NeuroLex: A Lightweight Domain Language Model for EEG Report Understanding and Generation
Kang Yin, Hye-Bin Shin
TL;DR
The paper tackles the mismatch between general language models and EEG-specific reporting language by introducing NeuroLex, a lightweight EEG-domain language model trained with domain-adaptive pretraining and supervised fine-tuning on EEG reports. It demonstrates improved terminology coverage, lower perplexity, and stronger performance on information extraction and summarization, with data-efficient learning and robustness to negation and factual errors. The approach uses a two-stage pipeline (DAPT and SFT) on the HEEDB corpus and four task objectives, enabling both standalone language understanding and multimodal EEG–text decoding. The work advances interpretable, language-grounded EEG–BCI systems by providing an EEG-aware linguistic backbone tailored to clinical narratives.
Abstract
Clinical electroencephalogram (EEG) reports encode domain-specific linguistic conventions that general-purpose language models (LMs) fail to capture. We introduce NeuroLex, a lightweight domain-adaptive language model trained purely on EEG report text from the Harvard Electroencephalography Database. Unlike existing biomedical LMs, NeuroLex is tailored to the linguistic and diagnostic characteristics of EEG reporting, enabling it to serve as both an independent textual model and a decoder backbone for multimodal EEG-language systems. Using span-corruption pretraining and instruction-style fine-tuning on report polishing, paragraph summarization, and terminology question answering, NeuroLex learns the syntax and reasoning patterns characteristic of EEG interpretation.

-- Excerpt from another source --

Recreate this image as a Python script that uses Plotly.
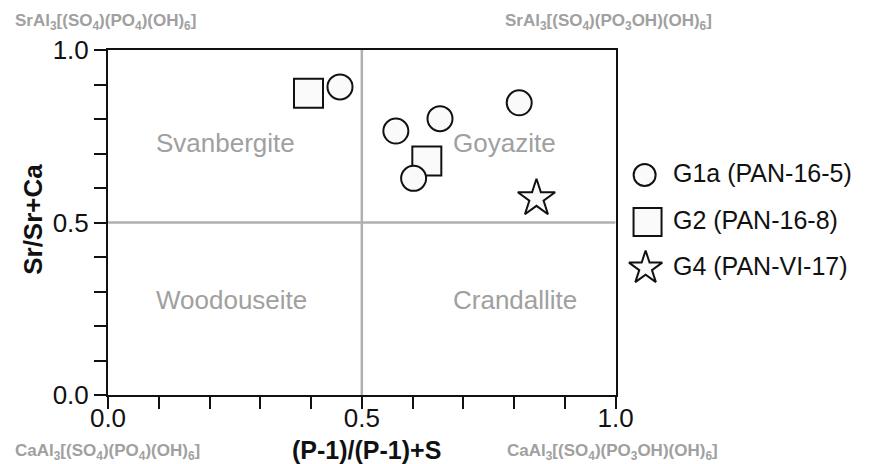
import plotly.graph_objects as go

# Data
g1a_x = [0.457, 0.567, 0.654, 0.810, 0.602]
g1a_y = [0.893, 0.765, 0.801, 0.847, 0.628]
g2_x = [0.395, 0.628]
g2_y = [0.875, 0.678]
g4_x = [0.844]
g4_y = [0.570]
series_names = ["G1a (PAN-16-5)", "G2 (PAN-16-8)", "G4 (PAN-VI-17)"]
region_labels = ["Svanbergite", "Goyazite", "Woodouseite", "Crandallite"]
region_x = [0.231, 0.781, 0.244, 0.802]
region_y = [0.73, 0.73, 0.274, 0.274]
tick_vals = [round(i * 0.1, 1) for i in range(11)]
tick_text = ["0.0", "", "", "", "", "0.5", "", "", "", "", "1.0"]

W, H = 875, 464
L, T = 108, 50
PLOT_W, PLOT_H = 520, 345
R = 8
B = H - T - PLOT_H
PW = W - L - R
PH = H - T - B
main_frac = PLOT_W / PW


def px(xs):
    return (xs - L) / PW


def py(ys):
    return (H - B - ys) / PH


FONT = "Liberation Sans, Arial, sans-serif"
GRAY = "#a0a0a0"
FILL = "#fafafa"
LINE = dict(color="#111111", width=2)

fig = go.Figure()

# quadrant lines
fig.add_shape(type="line", x0=0.5, x1=0.5, y0=0, y1=1, xref="x", yref="y",
              line=dict(color="#b0b0b0", width=2.5), layer="below")
fig.add_shape(type="line", x0=0, x1=1, y0=0.5, y1=0.5, xref="x", yref="y",
              line=dict(color="#b0b0b0", width=2.5), layer="below")

fig.add_trace(go.Scatter(x=g2_x, y=g2_y, mode="markers", name=series_names[1],
                         marker=dict(symbol="square", size=29, color=FILL, line=LINE),
                         showlegend=False))
fig.add_trace(go.Scatter(x=g1a_x, y=g1a_y, mode="markers", name=series_names[0],
                         marker=dict(symbol="circle", size=25, color=FILL, line=LINE),
                         showlegend=False))
fig.add_trace(go.Scatter(x=g4_x, y=g4_y, mode="markers", name=series_names[2],
                         marker=dict(symbol="star", size=28, color=FILL, line=LINE),
                         showlegend=False))

# manual legend on a helper axis (pixel units)
leg_sym = ["circle", "square", "star"]
leg_size = [22, 28, 25]
leg_x = [657, 660, 658]
leg_y = [175, 222, 268]
for s, sz, lx, ly, nm in zip(leg_sym, leg_size, leg_x, leg_y, series_names):
    fig.add_trace(go.Scatter(x=[lx], y=[ly], mode="markers", xaxis="x2", yaxis="y2",
                             marker=dict(symbol=s, size=sz, color=FILL, line=LINE),
                             showlegend=False, hoverinfo="skip"))
    fig.add_annotation(x=px(685), y=py(ly - 2), xref="paper", yref="paper",
                       text=nm, showarrow=False, xanchor="left", yanchor="middle",
                       font=dict(size=25, color="#111111", family=FONT))

for lab, rx, ry in zip(region_labels, region_x, region_y):
    fig.add_annotation(x=rx, y=ry, xref="x", yref="y", text=lab, showarrow=False,
                       xanchor="center", yanchor="middle",
                       font=dict(size=26, color=GRAY, family=FONT))

# corner formulas
corner = [
    ("<b>SrAl<sub>3</sub>[(SO<sub>4</sub>)(PO<sub>4</sub>)(OH)<sub>6</sub>]</b>", 11, 22),
    ("<b>SrAl<sub>3</sub>[(SO<sub>4</sub>)(PO<sub>3</sub>OH)(OH)<sub>6</sub>]</b>", 513, 22),
    ("<b>CaAl<sub>3</sub>[(SO<sub>4</sub>)(PO<sub>4</sub>)(OH)<sub>6</sub>]</b>", 11, 452),
    ("<b>CaAl<sub>3</sub>[(SO<sub>4</sub>)(PO<sub>3</sub>OH)(OH)<sub>6</sub>]</b>", 515, 452),
]
for txt, cx, cy in corner:
    fig.add_annotation(x=px(cx), y=py(cy), xref="paper", yref="paper", text=txt,
                       showarrow=False, xanchor="left", yanchor="middle",
                       font=dict(size=17, color=GRAY, family=FONT))

# axis titles
fig.add_annotation(x=px(31), y=py(219), xref="paper", yref="paper",
                   text="<b>Sr/Sr+Ca</b>", textangle=-90, showarrow=False,
                   xanchor="center", yanchor="middle",
                   font=dict(size=26, color="#111111", family=FONT))
fig.add_annotation(x=px(373), y=py(450), xref="paper", yref="paper",
                   text="<b>(P-1)/(P-1)+S</b>", showarrow=False,
                   xanchor="center", yanchor="middle",
                   font=dict(size=25, color="#111111", family=FONT))

axis_common = dict(range=[0, 1], tickmode="array", tickvals=tick_vals, ticktext=tick_text,
                   ticks="outside", ticklen=12, tickwidth=1.5, tickcolor="#111111",
                   showline=True, linecolor="#111111", linewidth=2, mirror=True,
                   showgrid=False, zeroline=False,
                   tickfont=dict(size=26, color="#111111", family=FONT))

fig.update_layout(
    width=W, height=H,
    margin=dict(l=L, r=R, t=T, b=B),
    paper_bgcolor="white", plot_bgcolor="white",
    font=dict(family=FONT),
    xaxis=dict(domain=[0, main_frac], ticklabelstandoff=-13, **axis_common),
    yaxis=dict(domain=[0, 1], **axis_common),
    xaxis2=dict(domain=[main_frac + 0.001, 1], range=[L + PLOT_W, W - R],
                visible=False, anchor="y2", fixedrange=True),
    yaxis2=dict(domain=[0, 1], range=[T + PLOT_H, T], visible=False, anchor="x2",
                fixedrange=True),
    showlegend=False,
)

fig.write_html("out.html",
               config={"displayModeBar": False},
               post_script="document.body.style.margin='0px';"
                           "document.body.style.overflow='hidden';")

Comprehensive evaluations show that it achieves lower perplexity, higher extraction and summarization accuracy, better label efficiency, and improved robustness to negation and factual hallucination compared with general models of the same scale. With an EEG-aware linguistic backbone, NeuroLex bridges biomedical text modeling and brain-computer interface applications, offering a foundation for interpretable and language-driven neural decoding.